Early this ‘Women’s History’ month, I collected bits of news and opinion, most from Devex News, that kinda slapped me, for a minute, out of my inveterate optimism. To wit:
- U.N. Secretary-General António Guterres said this week that global progress on women’s rights is “vanishing before our eyes” and that gender equality will take another three centuries to achieve. “Gender equality is growing more distant,” he warned.
- This week, after a winter break, Afghanistan reopened its universities — without women.
- Iran is planning to execute those who protested the killing of 22-year-old Mahsa Amini, battered to death by the morality police for wearing her headscarf the wrong way.
- And in the United States, women’s self-determination to control their bodies has turned back decades.
- A recent World Bank report found that young women entering the labor force right now will likely retire before realizing the same rights as men in many countries and that the pace of reforms on women’s rights has dropped to a 20-year low.
- Although workplace opportunities have undoubtedly improved since World War II, a new study found that in the development world, women have held just 12% of the top jobs at 33 of the biggest multilateral institutions. Of 382 leaders since 1945, only 47 were women — and the World Bank and United Nations have never had a woman at the top.

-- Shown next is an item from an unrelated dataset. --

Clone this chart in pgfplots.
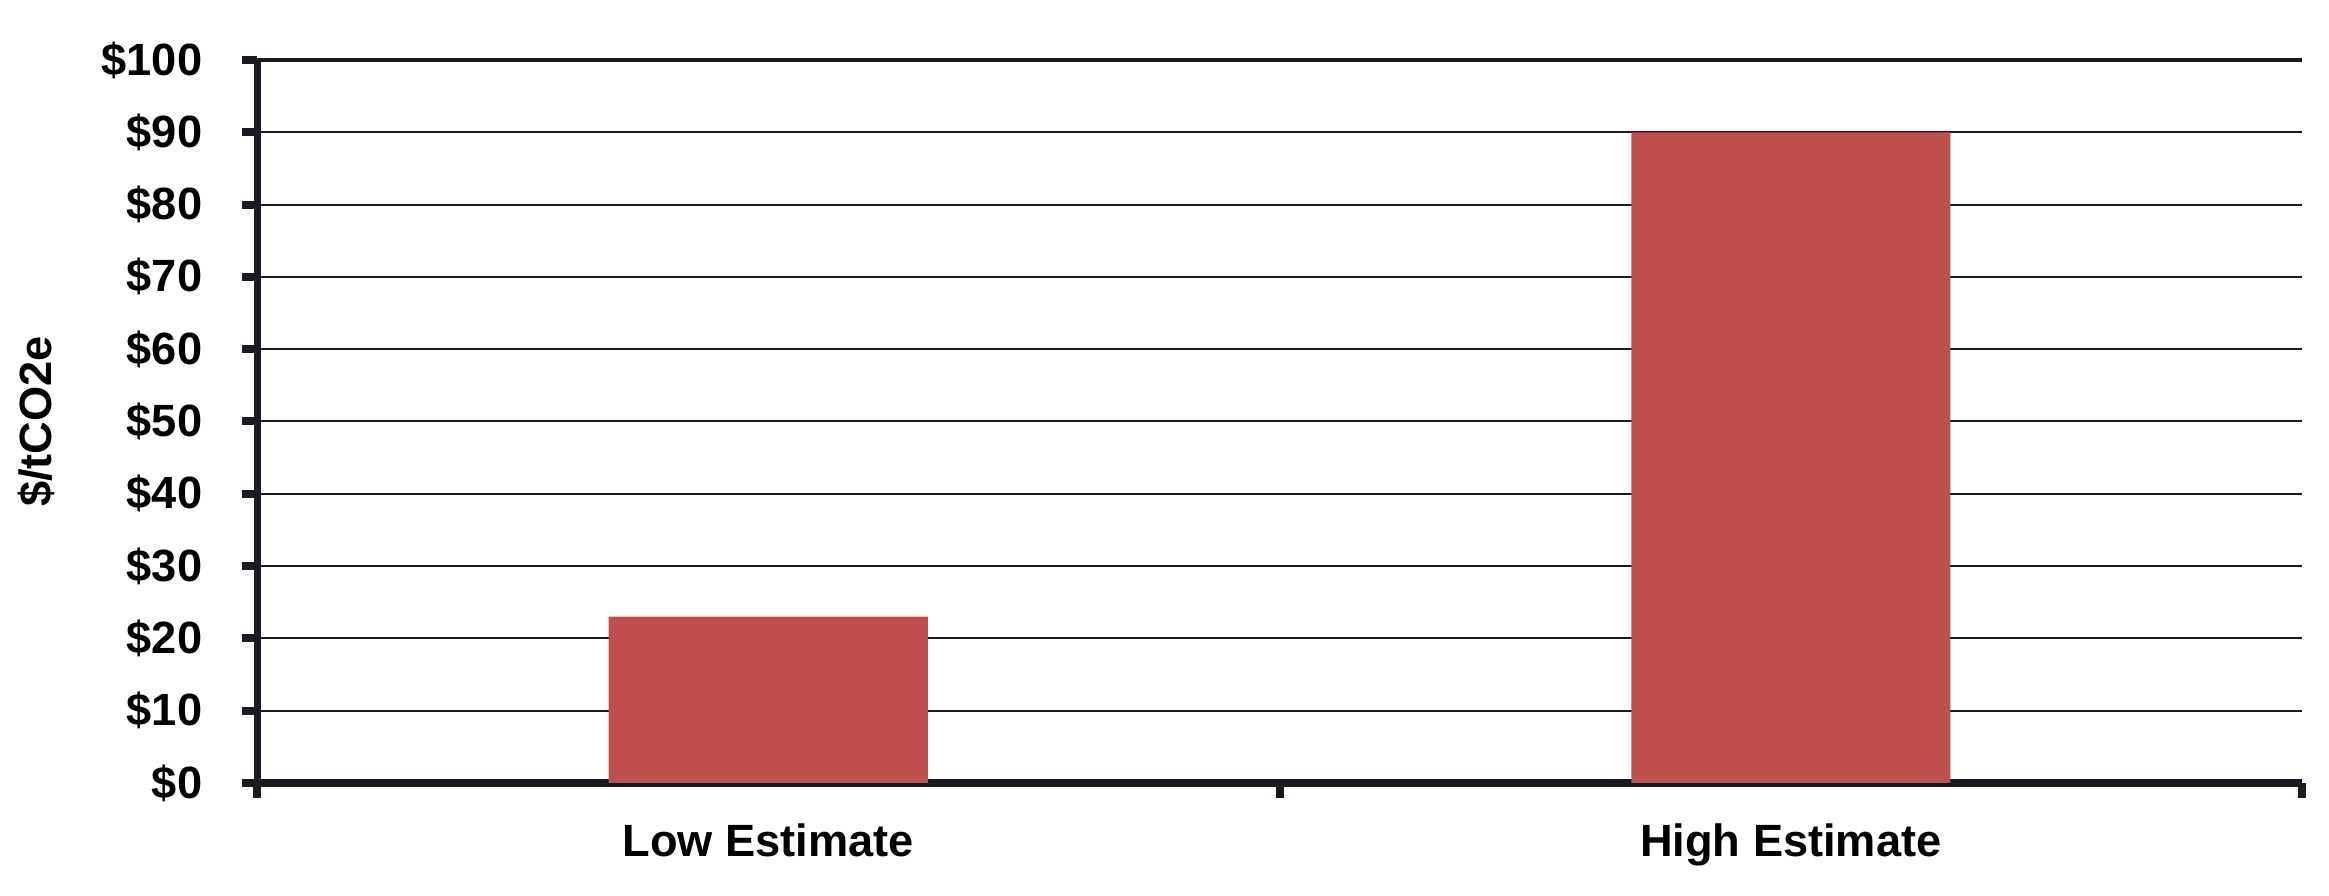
\documentclass[border=0pt]{standalone}
\usepackage{pgfplots}
\pgfplotsset{compat=1.18}
\usepackage{fontspec}
\setmainfont{Liberation Sans}
\definecolor{barred}{HTML}{C0504D}
\definecolor{ink}{HTML}{1A1A22}
\pgfplotsset{
  layers/barlayers/.define layer set={axis background,axis grid,main,axis ticks,axis lines,axis tick labels,axis descriptions,axis foreground}{},
}
\begin{document}
\begin{tikzpicture}[font=\fontsize{11.3}{13}\selectfont\bfseries]
\begin{axis}[
  set layers=barlayers,
  scale only axis,
  width=511.25pt,height=180.75pt,
  xmin=-0.5,xmax=1.5,ymin=0,ymax=100,
  axis x line*=bottom,axis y line*=left,
  axis line style={ink},
  x axis line style={line width=2pt,-},
  y axis line style={line width=1.75pt,-},
  xtick={-0.5,0.5,1.5},xticklabels={},
  extra x ticks={0,1},
  extra x tick labels={Low Estimate,High Estimate},
  extra x tick style={major tick length=0pt,grid=none,
    xticklabel style={anchor=north,inner sep=0pt,yshift=-10pt}},
  ytick={0,10,...,90},
  extra y ticks={100},
  extra y tick style={grid style={line width=0.8pt}},
  yticklabel={\$\pgfmathprintnumber{\tick}},
  /pgf/number format/assume math mode=true,
  yticklabel style={anchor=east,inner sep=0pt,xshift=-9.75pt},
  tick align=outside,
  major tick length=3.75pt,
  x tick style={ink,line width=2pt},
  y tick style={ink,line width=2pt},
  ymajorgrids,
  grid style={ink,line width=0.5pt},
  ylabel={\$/tCO2e},
  ylabel style={at={(axis description cs:0,0.5)},anchor=center,yshift=55.25pt},
  ybar,bar width=0.312,
  clip=false,
]
\addplot[fill=barred,draw=none] coordinates {(0,23) (1,90)};
\end{axis}
\path (-64.25pt,-28.25pt) rectangle (518pt,195.75pt);
\end{tikzpicture}
\end{document}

- Women account for nearly 70% of the global health workforce, yet men still dominate positions of power.
- And this about data collection:
“So much of the research that our projects and our programs are built upon is informed by male respondents speaking on behalf of humanity,” said Mara Bolis, a gender justice advocate. She believes the ‘default to male’ approach undermines global development outcomes and hurts women.
Without gender-disaggregated data, which distinguishes between men and women, women and girls are effectively invisible. Collecting information about women’s lived experience from women is how governments and service organizations understand and meet their needs.
Building data collection capacity is a major focus of WCI’s expanding network of Women’s Centers.
In terms of the other dismal bullet point inequalities, we have to double down on investment in our Centers. That’s where thousands of women can step into their unique power. That’s were grassroots power ripples into the gender equality we need for humankind to survive. Yeah, it’s that serious.